[Charts and diagrams as code]
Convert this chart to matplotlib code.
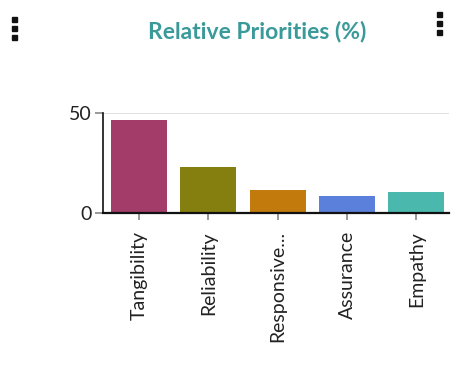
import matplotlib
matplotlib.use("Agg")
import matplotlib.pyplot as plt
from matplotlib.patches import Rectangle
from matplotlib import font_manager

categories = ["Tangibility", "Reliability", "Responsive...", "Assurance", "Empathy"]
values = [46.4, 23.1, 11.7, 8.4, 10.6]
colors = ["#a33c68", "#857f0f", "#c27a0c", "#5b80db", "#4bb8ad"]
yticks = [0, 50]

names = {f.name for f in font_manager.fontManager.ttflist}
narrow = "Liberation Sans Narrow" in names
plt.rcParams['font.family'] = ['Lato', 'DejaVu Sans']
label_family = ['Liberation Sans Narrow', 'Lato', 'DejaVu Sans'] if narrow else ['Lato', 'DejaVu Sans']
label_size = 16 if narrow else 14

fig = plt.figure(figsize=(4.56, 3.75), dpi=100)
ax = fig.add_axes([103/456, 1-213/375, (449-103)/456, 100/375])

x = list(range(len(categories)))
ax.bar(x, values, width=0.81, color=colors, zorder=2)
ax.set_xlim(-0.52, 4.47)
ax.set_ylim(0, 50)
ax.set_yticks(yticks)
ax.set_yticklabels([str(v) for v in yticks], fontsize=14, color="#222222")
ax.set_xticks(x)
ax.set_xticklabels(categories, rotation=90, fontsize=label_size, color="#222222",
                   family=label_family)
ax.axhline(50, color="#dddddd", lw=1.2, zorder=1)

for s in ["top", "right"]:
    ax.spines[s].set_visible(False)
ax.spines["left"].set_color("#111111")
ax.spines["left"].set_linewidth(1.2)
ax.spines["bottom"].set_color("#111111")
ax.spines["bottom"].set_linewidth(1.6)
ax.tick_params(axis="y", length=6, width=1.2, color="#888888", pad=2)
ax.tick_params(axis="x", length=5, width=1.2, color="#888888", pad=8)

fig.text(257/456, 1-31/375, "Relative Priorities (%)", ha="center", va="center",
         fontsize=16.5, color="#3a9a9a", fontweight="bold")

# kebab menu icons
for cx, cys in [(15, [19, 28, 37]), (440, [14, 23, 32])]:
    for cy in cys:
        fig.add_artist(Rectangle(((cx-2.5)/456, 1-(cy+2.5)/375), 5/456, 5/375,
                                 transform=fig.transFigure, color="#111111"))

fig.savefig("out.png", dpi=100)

==

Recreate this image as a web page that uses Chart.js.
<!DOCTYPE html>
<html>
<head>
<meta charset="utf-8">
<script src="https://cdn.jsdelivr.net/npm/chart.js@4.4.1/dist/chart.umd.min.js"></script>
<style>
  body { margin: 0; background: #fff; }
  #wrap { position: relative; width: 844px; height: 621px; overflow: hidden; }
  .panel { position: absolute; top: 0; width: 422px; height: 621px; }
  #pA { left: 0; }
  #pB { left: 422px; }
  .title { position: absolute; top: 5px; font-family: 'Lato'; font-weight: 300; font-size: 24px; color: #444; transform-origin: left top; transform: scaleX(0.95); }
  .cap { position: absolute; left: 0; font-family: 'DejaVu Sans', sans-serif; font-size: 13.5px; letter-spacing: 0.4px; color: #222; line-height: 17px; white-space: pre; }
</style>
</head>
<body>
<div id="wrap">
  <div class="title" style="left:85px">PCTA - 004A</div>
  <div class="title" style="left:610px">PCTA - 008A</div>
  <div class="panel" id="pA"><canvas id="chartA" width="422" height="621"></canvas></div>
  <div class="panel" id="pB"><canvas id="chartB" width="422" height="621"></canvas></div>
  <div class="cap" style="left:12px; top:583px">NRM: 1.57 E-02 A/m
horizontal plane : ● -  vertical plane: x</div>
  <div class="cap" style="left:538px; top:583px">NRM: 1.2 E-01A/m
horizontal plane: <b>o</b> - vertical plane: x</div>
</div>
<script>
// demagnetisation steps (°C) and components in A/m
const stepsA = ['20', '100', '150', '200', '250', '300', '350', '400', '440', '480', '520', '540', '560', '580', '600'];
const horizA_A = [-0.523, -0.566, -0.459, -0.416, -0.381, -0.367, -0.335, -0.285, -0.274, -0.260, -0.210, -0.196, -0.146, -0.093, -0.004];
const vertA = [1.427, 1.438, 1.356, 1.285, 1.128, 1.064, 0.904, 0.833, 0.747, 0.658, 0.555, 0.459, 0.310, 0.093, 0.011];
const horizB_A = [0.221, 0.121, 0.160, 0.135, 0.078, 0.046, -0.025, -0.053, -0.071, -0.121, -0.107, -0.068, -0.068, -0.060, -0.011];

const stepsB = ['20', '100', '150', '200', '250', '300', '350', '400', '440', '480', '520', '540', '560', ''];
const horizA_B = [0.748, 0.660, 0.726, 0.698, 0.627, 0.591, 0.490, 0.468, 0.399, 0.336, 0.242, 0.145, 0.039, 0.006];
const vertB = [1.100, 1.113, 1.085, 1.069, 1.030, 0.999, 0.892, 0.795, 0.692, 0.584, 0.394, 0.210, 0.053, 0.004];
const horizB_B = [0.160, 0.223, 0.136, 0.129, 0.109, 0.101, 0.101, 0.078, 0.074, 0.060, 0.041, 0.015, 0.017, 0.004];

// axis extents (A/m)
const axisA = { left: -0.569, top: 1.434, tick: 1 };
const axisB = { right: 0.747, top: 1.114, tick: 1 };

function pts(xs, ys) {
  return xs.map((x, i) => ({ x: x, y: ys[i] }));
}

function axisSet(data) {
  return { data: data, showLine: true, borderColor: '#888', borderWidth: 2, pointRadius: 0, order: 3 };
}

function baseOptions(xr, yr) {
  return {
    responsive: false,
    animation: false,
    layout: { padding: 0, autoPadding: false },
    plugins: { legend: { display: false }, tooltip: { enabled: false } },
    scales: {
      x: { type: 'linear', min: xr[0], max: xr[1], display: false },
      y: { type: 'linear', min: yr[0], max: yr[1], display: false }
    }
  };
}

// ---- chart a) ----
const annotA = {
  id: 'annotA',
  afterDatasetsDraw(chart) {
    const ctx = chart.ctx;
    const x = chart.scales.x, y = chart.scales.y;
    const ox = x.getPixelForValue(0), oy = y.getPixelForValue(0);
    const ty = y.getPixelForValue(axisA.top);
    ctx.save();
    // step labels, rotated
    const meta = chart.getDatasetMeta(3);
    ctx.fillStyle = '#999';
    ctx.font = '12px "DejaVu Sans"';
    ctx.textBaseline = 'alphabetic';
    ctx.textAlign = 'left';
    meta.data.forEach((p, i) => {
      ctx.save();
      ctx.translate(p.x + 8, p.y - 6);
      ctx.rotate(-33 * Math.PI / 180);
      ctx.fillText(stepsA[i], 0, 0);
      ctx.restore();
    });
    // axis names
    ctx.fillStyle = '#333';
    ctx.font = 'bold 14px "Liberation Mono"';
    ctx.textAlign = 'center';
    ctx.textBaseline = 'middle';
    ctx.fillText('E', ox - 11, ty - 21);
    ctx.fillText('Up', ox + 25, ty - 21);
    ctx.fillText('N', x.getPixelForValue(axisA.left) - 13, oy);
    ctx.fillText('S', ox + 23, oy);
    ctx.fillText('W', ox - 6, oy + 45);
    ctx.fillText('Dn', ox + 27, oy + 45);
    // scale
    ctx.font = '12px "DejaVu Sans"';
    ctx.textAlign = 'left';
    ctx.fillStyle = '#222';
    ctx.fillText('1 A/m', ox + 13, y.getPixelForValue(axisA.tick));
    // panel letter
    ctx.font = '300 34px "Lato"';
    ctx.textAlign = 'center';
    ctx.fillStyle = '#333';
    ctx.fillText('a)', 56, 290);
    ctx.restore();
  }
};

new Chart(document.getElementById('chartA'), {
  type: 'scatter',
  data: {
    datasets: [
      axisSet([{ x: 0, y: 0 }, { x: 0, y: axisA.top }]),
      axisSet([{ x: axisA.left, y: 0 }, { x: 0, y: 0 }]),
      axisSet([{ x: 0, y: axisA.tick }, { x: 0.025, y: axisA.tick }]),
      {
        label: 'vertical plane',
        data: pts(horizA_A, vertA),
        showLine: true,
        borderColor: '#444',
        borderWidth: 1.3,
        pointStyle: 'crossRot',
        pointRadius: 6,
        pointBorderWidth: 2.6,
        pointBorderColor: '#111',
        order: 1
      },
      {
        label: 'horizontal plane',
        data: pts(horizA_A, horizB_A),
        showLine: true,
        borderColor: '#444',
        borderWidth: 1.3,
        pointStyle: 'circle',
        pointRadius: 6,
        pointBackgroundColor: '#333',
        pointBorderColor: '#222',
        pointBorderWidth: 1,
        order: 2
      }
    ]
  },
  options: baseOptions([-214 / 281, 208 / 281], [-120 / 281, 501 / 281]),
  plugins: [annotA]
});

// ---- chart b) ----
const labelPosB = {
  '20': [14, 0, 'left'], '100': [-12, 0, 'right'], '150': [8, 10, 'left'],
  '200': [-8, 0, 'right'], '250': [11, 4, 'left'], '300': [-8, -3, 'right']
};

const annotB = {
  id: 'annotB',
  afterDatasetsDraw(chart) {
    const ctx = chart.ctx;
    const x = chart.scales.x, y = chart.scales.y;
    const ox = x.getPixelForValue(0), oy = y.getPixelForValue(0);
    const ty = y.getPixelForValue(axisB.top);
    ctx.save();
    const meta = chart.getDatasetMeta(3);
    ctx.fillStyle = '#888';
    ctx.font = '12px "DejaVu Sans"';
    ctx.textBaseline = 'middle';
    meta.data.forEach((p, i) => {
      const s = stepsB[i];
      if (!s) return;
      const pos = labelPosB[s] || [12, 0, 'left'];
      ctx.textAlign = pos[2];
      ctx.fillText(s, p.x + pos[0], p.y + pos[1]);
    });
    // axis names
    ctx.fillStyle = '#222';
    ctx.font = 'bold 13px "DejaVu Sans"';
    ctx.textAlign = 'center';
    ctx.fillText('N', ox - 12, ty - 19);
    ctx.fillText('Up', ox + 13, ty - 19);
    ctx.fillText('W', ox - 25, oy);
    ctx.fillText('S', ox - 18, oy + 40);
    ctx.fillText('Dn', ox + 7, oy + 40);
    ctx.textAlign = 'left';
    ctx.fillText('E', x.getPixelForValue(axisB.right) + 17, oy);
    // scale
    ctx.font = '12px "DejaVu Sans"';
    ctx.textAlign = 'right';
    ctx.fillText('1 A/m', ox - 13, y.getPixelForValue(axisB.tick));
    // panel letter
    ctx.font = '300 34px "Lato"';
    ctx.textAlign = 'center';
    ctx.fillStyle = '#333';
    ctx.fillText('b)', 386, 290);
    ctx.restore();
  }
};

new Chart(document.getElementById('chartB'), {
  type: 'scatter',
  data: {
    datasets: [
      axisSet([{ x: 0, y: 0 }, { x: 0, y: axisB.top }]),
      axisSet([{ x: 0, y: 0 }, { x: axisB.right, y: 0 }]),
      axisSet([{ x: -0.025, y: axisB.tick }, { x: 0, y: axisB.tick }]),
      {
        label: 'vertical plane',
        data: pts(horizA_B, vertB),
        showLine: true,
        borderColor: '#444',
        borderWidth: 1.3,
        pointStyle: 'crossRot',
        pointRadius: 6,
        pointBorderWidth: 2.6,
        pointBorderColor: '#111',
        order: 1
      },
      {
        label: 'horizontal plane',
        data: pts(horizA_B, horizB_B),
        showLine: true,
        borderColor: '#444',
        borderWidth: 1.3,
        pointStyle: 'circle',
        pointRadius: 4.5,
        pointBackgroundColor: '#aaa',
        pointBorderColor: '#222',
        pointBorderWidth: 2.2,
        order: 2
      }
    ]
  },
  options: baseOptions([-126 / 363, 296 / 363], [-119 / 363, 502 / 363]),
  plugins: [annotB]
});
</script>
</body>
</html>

--

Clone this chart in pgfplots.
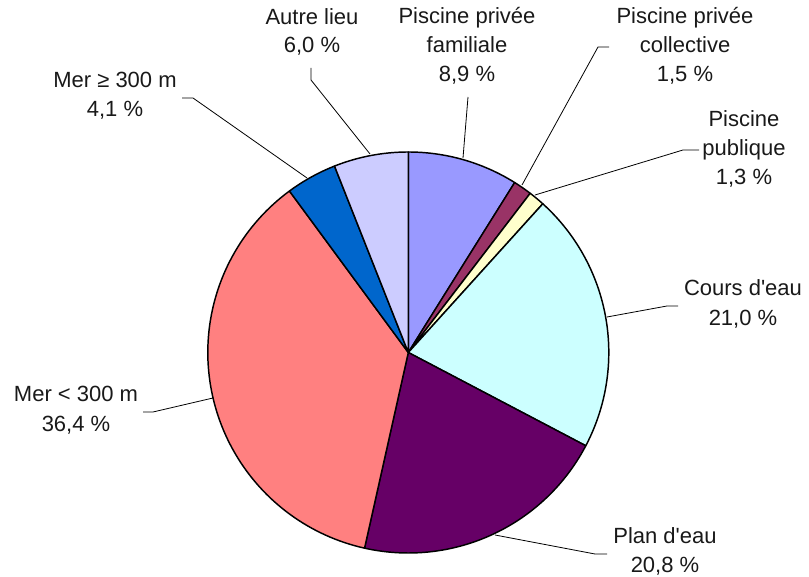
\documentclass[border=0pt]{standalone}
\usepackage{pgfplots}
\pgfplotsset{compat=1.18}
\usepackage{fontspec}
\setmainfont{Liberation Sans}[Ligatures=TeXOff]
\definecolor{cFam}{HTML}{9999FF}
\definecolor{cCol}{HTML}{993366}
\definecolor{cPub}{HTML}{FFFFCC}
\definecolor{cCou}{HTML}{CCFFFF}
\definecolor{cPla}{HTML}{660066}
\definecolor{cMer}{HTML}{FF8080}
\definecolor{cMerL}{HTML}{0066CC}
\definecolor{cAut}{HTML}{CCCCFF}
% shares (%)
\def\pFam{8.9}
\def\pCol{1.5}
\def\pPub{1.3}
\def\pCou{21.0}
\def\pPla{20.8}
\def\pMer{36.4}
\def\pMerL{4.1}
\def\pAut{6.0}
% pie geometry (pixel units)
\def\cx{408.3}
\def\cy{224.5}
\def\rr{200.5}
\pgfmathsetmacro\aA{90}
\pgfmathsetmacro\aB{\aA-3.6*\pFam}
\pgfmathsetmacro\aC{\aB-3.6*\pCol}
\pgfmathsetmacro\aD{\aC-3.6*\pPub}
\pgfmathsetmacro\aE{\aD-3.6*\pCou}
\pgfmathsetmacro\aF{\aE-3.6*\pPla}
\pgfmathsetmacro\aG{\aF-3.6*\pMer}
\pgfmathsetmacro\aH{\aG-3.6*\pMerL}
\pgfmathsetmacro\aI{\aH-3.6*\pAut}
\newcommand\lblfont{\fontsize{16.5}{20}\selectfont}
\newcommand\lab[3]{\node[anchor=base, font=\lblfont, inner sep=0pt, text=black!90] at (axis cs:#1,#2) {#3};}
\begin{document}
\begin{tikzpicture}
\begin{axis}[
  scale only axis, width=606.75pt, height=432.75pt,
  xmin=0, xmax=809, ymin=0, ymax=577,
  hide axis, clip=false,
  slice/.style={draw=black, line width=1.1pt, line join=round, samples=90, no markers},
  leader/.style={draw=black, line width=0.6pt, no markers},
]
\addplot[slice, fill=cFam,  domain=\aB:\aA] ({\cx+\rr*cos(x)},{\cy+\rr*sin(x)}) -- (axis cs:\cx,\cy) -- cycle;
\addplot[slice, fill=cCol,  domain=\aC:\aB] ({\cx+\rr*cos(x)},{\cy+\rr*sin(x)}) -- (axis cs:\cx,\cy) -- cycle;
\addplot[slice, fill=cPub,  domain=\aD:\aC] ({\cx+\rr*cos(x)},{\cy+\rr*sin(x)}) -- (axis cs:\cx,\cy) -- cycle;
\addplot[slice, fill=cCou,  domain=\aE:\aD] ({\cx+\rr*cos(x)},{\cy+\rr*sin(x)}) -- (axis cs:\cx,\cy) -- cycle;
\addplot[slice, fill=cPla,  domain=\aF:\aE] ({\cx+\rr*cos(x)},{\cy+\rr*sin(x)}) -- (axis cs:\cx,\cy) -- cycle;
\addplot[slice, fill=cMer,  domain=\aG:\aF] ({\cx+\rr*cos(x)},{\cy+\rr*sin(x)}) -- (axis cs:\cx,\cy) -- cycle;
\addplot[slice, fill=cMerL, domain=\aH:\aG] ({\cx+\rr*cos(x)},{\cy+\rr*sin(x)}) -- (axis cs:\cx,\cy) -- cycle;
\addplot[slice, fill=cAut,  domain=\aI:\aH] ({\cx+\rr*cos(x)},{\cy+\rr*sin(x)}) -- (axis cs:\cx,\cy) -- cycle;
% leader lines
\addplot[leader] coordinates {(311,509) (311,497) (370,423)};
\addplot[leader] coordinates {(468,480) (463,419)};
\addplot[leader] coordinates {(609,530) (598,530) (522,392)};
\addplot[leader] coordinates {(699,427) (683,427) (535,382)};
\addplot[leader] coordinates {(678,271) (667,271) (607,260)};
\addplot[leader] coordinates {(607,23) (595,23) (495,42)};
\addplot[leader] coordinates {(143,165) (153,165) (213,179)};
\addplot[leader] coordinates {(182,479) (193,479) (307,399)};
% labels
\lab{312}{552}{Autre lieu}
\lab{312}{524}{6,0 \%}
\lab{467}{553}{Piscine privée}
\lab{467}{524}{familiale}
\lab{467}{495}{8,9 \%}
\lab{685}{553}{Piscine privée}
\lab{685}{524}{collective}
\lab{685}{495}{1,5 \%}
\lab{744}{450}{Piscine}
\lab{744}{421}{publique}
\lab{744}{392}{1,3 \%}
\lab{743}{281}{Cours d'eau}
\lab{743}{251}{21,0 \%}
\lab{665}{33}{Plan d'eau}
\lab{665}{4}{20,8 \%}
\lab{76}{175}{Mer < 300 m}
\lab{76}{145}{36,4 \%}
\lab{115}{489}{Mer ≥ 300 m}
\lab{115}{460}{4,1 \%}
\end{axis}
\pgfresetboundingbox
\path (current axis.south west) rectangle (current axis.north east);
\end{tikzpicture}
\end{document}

# [Description of the task]
Leave the pictures out and copy exactly the lines from the one with "Convert this chart to matplotlib code." through the one with "from matplotlib import font_manager", nothing more.

# [Complete output]
Convert this chart to matplotlib code.
import matplotlib
matplotlib.use("Agg")
import matplotlib.pyplot as plt
from matplotlib.patches import Rectangle
from matplotlib import font_manager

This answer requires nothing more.